▸ YOUR INSTRUCTIONS
How many lines in the entries below contain "draw"? Answer with the number only.

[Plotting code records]
▼

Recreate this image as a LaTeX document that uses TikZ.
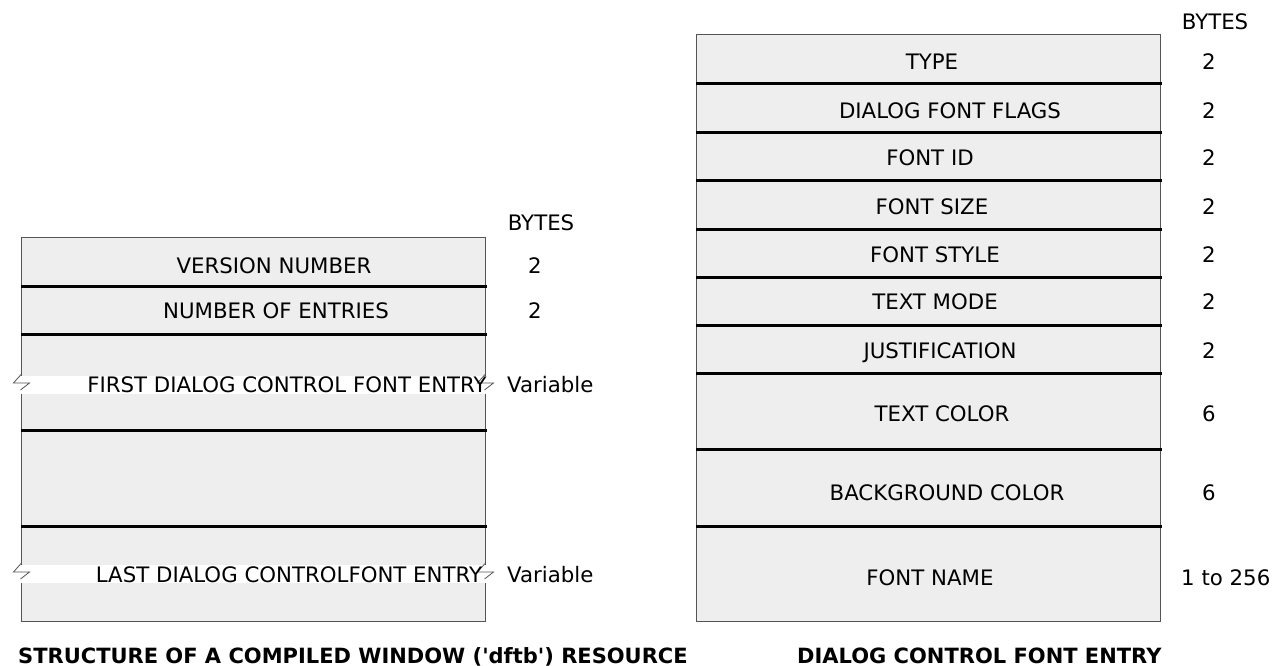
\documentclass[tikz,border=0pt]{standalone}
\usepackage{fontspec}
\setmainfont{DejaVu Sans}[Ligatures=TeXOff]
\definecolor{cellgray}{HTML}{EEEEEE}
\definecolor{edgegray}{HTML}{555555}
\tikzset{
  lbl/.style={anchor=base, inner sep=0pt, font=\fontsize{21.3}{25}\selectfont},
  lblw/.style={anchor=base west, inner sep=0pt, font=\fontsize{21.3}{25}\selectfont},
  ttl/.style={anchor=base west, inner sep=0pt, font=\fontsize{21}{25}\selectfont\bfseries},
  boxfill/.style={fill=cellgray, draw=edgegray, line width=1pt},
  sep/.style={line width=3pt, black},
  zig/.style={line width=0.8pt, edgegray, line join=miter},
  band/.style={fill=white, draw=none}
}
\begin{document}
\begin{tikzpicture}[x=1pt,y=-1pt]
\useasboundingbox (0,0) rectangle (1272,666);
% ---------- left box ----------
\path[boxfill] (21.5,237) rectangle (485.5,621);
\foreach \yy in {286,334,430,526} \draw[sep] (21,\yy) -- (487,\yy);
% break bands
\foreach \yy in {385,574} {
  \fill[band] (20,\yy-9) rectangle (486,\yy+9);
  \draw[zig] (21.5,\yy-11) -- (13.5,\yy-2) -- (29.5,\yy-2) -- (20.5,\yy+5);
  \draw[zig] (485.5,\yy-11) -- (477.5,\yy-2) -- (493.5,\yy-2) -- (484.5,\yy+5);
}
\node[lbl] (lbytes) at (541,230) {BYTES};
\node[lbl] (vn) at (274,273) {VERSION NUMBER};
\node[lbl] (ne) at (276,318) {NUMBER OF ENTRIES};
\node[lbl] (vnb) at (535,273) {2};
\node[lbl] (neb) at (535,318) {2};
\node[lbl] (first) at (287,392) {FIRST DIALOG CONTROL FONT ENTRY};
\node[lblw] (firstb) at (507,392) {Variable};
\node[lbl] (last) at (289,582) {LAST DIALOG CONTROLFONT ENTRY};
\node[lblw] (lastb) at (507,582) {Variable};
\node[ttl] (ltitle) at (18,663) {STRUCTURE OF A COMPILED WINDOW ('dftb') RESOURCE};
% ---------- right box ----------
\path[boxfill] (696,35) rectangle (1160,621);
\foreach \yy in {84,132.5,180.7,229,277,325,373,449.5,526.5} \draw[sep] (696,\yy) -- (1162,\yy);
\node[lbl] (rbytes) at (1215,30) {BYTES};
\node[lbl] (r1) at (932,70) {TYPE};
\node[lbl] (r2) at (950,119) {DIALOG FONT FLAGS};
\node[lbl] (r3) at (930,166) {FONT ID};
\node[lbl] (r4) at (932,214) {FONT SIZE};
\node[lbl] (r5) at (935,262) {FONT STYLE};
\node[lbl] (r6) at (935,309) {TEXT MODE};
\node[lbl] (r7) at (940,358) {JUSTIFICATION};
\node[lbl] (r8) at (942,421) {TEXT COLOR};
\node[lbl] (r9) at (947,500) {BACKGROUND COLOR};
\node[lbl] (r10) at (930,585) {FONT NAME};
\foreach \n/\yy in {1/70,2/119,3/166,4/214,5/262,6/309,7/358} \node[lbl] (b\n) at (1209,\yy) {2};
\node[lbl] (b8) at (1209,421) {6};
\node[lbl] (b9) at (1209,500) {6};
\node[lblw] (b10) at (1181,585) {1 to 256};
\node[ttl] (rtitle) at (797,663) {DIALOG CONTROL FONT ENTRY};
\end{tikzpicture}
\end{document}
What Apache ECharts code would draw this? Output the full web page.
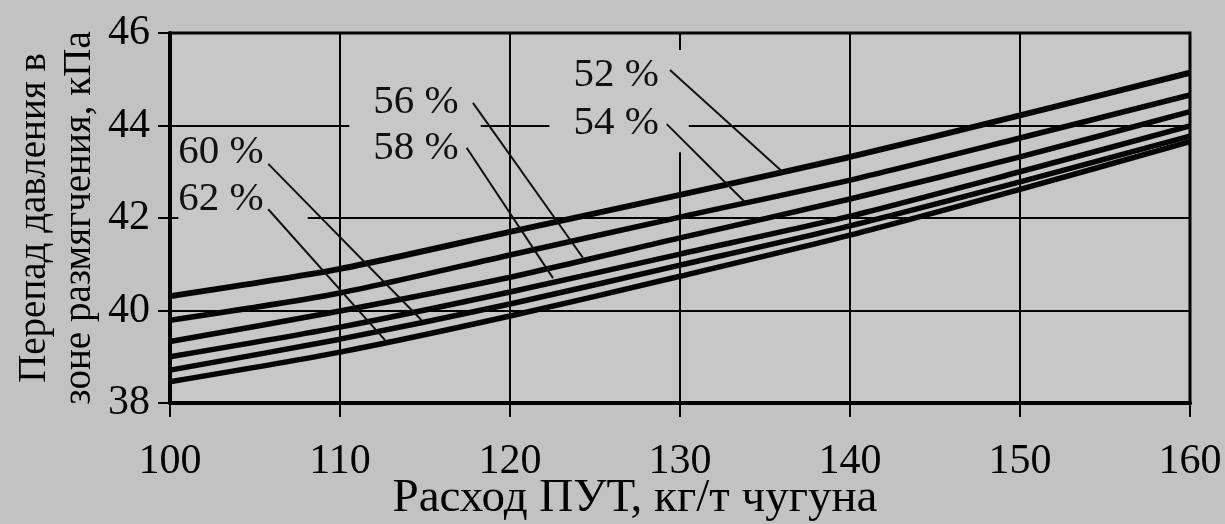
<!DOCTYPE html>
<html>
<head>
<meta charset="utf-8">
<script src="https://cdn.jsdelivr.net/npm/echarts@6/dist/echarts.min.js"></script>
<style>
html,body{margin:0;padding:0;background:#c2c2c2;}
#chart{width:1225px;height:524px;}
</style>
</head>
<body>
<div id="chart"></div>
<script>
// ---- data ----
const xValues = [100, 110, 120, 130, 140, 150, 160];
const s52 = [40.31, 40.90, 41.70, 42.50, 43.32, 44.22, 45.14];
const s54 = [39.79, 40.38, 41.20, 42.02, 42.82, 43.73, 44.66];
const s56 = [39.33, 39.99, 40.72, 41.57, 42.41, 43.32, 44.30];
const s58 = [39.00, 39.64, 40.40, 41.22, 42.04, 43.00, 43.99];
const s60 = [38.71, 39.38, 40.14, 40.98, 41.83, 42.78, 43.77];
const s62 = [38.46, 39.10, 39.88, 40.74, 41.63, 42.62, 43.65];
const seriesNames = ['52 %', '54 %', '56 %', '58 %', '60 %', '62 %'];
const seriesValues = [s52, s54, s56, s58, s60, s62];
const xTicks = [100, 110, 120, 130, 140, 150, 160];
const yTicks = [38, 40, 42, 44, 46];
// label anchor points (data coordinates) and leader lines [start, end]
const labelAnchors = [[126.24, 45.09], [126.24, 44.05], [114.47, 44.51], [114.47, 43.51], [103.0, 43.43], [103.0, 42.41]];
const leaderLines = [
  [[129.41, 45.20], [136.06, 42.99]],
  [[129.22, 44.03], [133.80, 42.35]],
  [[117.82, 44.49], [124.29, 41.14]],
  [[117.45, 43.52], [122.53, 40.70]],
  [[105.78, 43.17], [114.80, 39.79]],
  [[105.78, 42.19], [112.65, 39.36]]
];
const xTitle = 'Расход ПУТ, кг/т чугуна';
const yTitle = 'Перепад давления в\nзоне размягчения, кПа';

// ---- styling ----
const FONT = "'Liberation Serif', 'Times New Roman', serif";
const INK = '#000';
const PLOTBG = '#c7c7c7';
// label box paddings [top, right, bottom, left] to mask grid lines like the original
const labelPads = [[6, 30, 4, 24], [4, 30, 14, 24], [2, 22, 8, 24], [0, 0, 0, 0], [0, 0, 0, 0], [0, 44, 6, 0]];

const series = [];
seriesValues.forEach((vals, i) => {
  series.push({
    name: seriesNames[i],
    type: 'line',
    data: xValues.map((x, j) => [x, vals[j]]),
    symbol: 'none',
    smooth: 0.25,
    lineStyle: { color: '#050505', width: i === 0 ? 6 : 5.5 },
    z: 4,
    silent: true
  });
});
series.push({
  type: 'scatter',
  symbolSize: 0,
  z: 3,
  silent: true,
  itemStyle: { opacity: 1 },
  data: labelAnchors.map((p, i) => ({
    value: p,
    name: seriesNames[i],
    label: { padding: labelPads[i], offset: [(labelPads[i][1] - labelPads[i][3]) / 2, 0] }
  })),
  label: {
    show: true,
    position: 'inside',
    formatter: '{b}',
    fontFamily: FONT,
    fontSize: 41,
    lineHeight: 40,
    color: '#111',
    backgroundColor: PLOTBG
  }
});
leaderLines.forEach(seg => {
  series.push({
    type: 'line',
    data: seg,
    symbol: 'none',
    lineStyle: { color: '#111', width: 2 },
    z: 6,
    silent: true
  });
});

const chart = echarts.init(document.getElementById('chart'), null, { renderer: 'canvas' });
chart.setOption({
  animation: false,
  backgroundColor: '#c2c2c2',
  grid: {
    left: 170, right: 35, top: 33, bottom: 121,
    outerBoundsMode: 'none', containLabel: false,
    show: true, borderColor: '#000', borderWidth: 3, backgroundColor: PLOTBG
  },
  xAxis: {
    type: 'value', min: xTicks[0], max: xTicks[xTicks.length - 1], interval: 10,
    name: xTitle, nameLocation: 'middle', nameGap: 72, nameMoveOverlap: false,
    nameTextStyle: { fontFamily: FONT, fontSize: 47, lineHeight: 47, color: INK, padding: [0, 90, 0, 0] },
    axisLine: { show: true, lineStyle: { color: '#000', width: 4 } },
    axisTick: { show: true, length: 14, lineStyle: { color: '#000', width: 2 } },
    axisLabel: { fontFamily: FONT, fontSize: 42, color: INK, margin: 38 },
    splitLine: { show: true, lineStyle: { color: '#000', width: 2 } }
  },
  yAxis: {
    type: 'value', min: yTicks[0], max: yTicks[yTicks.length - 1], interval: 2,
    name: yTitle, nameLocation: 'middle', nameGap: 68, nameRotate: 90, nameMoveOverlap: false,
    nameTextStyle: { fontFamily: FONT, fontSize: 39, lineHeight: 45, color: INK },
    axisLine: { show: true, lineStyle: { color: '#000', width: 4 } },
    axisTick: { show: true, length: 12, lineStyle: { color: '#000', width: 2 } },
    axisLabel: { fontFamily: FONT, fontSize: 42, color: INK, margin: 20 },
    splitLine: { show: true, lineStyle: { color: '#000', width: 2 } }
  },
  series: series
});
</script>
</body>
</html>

▲

▸ RESPONSE BELOW
7